### Task goal
Omit the images. Copy each entry word for word.

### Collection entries
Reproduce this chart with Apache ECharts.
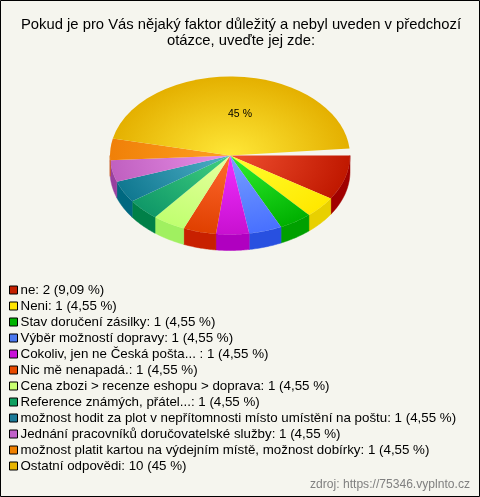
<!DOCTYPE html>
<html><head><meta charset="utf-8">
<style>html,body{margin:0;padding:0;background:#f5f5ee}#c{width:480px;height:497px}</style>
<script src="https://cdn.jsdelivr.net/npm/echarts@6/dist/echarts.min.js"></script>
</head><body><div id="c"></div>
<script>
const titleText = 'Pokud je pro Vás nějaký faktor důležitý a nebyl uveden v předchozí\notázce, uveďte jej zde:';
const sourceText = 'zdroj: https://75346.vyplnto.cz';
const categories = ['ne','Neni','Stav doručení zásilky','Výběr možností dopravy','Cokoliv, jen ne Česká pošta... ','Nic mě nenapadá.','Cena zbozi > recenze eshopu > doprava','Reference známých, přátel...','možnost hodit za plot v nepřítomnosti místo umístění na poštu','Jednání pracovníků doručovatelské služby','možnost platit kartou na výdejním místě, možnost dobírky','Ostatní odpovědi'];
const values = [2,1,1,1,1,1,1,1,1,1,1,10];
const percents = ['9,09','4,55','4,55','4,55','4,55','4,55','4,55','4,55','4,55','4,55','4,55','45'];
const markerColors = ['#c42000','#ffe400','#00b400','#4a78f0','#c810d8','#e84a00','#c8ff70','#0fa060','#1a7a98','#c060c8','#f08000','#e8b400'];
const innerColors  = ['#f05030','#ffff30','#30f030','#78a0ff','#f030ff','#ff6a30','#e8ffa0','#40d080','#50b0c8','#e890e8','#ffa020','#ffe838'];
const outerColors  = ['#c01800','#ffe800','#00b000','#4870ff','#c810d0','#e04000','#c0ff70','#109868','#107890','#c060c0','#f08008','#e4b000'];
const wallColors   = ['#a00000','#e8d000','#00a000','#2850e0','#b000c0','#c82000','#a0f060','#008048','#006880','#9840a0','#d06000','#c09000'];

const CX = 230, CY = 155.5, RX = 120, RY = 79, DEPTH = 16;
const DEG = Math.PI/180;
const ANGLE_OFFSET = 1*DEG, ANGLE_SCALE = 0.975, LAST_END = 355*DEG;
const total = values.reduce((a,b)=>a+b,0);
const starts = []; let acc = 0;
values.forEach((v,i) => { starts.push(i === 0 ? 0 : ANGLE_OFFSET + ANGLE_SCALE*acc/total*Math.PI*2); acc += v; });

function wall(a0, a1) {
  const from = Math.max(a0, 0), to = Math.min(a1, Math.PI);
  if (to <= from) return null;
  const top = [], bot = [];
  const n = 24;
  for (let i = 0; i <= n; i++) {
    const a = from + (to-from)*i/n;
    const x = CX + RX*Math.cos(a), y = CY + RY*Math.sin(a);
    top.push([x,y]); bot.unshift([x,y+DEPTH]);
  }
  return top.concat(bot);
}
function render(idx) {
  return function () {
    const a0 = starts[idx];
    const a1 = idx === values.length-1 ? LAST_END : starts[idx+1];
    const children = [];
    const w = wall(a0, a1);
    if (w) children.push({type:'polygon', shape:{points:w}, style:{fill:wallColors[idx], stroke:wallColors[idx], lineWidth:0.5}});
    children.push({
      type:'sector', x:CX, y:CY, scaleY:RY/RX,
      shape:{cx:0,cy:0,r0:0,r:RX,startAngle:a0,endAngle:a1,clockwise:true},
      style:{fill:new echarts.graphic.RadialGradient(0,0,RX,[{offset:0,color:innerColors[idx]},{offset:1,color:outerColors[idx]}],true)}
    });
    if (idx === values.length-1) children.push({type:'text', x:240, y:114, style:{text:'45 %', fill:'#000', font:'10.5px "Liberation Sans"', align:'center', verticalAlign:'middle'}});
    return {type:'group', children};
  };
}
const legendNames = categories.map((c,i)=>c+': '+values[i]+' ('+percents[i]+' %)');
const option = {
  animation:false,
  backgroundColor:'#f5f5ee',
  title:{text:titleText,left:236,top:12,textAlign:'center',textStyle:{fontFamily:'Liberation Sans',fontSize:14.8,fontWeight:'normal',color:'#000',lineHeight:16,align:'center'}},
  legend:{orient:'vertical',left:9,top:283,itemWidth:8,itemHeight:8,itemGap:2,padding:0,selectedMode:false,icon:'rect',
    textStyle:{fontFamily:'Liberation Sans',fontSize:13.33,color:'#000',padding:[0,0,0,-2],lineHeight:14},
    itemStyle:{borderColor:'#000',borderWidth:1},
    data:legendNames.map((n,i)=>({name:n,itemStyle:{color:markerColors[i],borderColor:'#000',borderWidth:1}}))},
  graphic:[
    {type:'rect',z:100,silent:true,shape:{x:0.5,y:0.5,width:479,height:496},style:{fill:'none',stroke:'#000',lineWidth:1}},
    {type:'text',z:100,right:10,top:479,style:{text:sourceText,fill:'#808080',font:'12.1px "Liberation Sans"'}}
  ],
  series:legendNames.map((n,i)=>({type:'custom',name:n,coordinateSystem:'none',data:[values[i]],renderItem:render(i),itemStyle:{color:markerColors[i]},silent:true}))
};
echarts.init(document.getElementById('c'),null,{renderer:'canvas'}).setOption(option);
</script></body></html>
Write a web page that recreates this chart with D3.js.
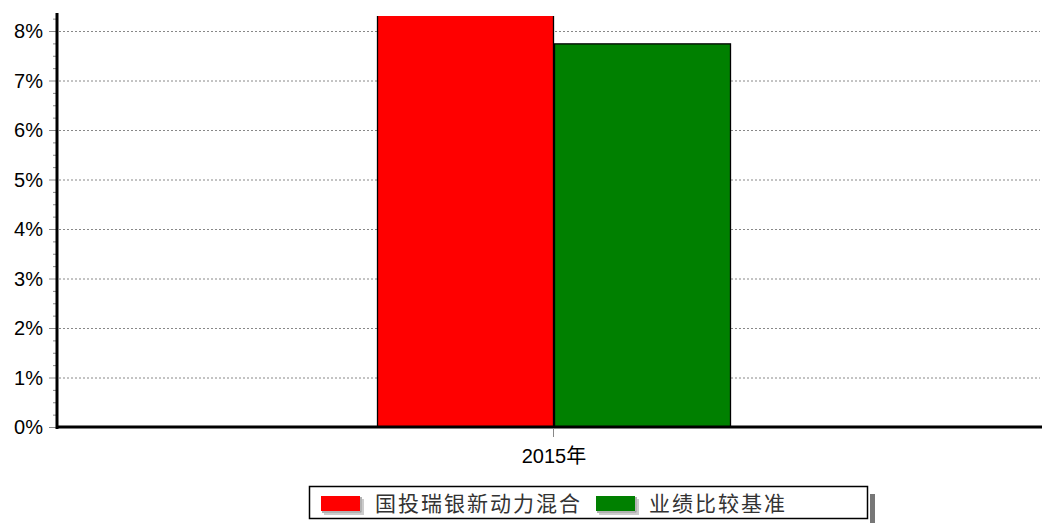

### Problem solution
Reproduce this chart with Apache ECharts.
<!DOCTYPE html>
<html><head><meta charset="utf-8">
<style>html,body{margin:0;padding:0;background:#f5f5ee}#c{width:480px;height:497px}</style>
<script src="https://cdn.jsdelivr.net/npm/echarts@6/dist/echarts.min.js"></script>
</head><body><div id="c"></div>
<script>
const titleText = 'Pokud je pro Vás nějaký faktor důležitý a nebyl uveden v předchozí\notázce, uveďte jej zde:';
const sourceText = 'zdroj: https://75346.vyplnto.cz';
const categories = ['ne','Neni','Stav doručení zásilky','Výběr možností dopravy','Cokoliv, jen ne Česká pošta... ','Nic mě nenapadá.','Cena zbozi > recenze eshopu > doprava','Reference známých, přátel...','možnost hodit za plot v nepřítomnosti místo umístění na poštu','Jednání pracovníků doručovatelské služby','možnost platit kartou na výdejním místě, možnost dobírky','Ostatní odpovědi'];
const values = [2,1,1,1,1,1,1,1,1,1,1,10];
const percents = ['9,09','4,55','4,55','4,55','4,55','4,55','4,55','4,55','4,55','4,55','4,55','45'];
const markerColors = ['#c42000','#ffe400','#00b400','#4a78f0','#c810d8','#e84a00','#c8ff70','#0fa060','#1a7a98','#c060c8','#f08000','#e8b400'];
const innerColors  = ['#f05030','#ffff30','#30f030','#78a0ff','#f030ff','#ff6a30','#e8ffa0','#40d080','#50b0c8','#e890e8','#ffa020','#ffe838'];
const outerColors  = ['#c01800','#ffe800','#00b000','#4870ff','#c810d0','#e04000','#c0ff70','#109868','#107890','#c060c0','#f08008','#e4b000'];
const wallColors   = ['#a00000','#e8d000','#00a000','#2850e0','#b000c0','#c82000','#a0f060','#008048','#006880','#9840a0','#d06000','#c09000'];

const CX = 230, CY = 155.5, RX = 120, RY = 79, DEPTH = 16;
const DEG = Math.PI/180;
const ANGLE_OFFSET = 1*DEG, ANGLE_SCALE = 0.975, LAST_END = 355*DEG;
const total = values.reduce((a,b)=>a+b,0);
const starts = []; let acc = 0;
values.forEach((v,i) => { starts.push(i === 0 ? 0 : ANGLE_OFFSET + ANGLE_SCALE*acc/total*Math.PI*2); acc += v; });

function wall(a0, a1) {
  const from = Math.max(a0, 0), to = Math.min(a1, Math.PI);
  if (to <= from) return null;
  const top = [], bot = [];
  const n = 24;
  for (let i = 0; i <= n; i++) {
    const a = from + (to-from)*i/n;
    const x = CX + RX*Math.cos(a), y = CY + RY*Math.sin(a);
    top.push([x,y]); bot.unshift([x,y+DEPTH]);
  }
  return top.concat(bot);
}
function render(idx) {
  return function () {
    const a0 = starts[idx];
    const a1 = idx === values.length-1 ? LAST_END : starts[idx+1];
    const children = [];
    const w = wall(a0, a1);
    if (w) children.push({type:'polygon', shape:{points:w}, style:{fill:wallColors[idx], stroke:wallColors[idx], lineWidth:0.5}});
    children.push({
      type:'sector', x:CX, y:CY, scaleY:RY/RX,
      shape:{cx:0,cy:0,r0:0,r:RX,startAngle:a0,endAngle:a1,clockwise:true},
      style:{fill:new echarts.graphic.RadialGradient(0,0,RX,[{offset:0,color:innerColors[idx]},{offset:1,color:outerColors[idx]}],true)}
    });
    if (idx === values.length-1) children.push({type:'text', x:240, y:114, style:{text:'45 %', fill:'#000', font:'10.5px "Liberation Sans"', align:'center', verticalAlign:'middle'}});
    return {type:'group', children};
  };
}
const legendNames = categories.map((c,i)=>c+': '+values[i]+' ('+percents[i]+' %)');
const option = {
  animation:false,
  backgroundColor:'#f5f5ee',
  title:{text:titleText,left:236,top:12,textAlign:'center',textStyle:{fontFamily:'Liberation Sans',fontSize:14.8,fontWeight:'normal',color:'#000',lineHeight:16,align:'center'}},
  legend:{orient:'vertical',left:9,top:283,itemWidth:8,itemHeight:8,itemGap:2,padding:0,selectedMode:false,icon:'rect',
    textStyle:{fontFamily:'Liberation Sans',fontSize:13.33,color:'#000',padding:[0,0,0,-2],lineHeight:14},
    itemStyle:{borderColor:'#000',borderWidth:1},
    data:legendNames.map((n,i)=>({name:n,itemStyle:{color:markerColors[i],borderColor:'#000',borderWidth:1}}))},
  graphic:[
    {type:'rect',z:100,silent:true,shape:{x:0.5,y:0.5,width:479,height:496},style:{fill:'none',stroke:'#000',lineWidth:1}},
    {type:'text',z:100,right:10,top:479,style:{text:sourceText,fill:'#808080',font:'12.1px "Liberation Sans"'}}
  ],
  series:legendNames.map((n,i)=>({type:'custom',name:n,coordinateSystem:'none',data:[values[i]],renderItem:render(i),itemStyle:{color:markerColors[i]},silent:true}))
};
echarts.init(document.getElementById('c'),null,{renderer:'canvas'}).setOption(option);
</script></body></html>
Write a web page that recreates this chart with D3.js.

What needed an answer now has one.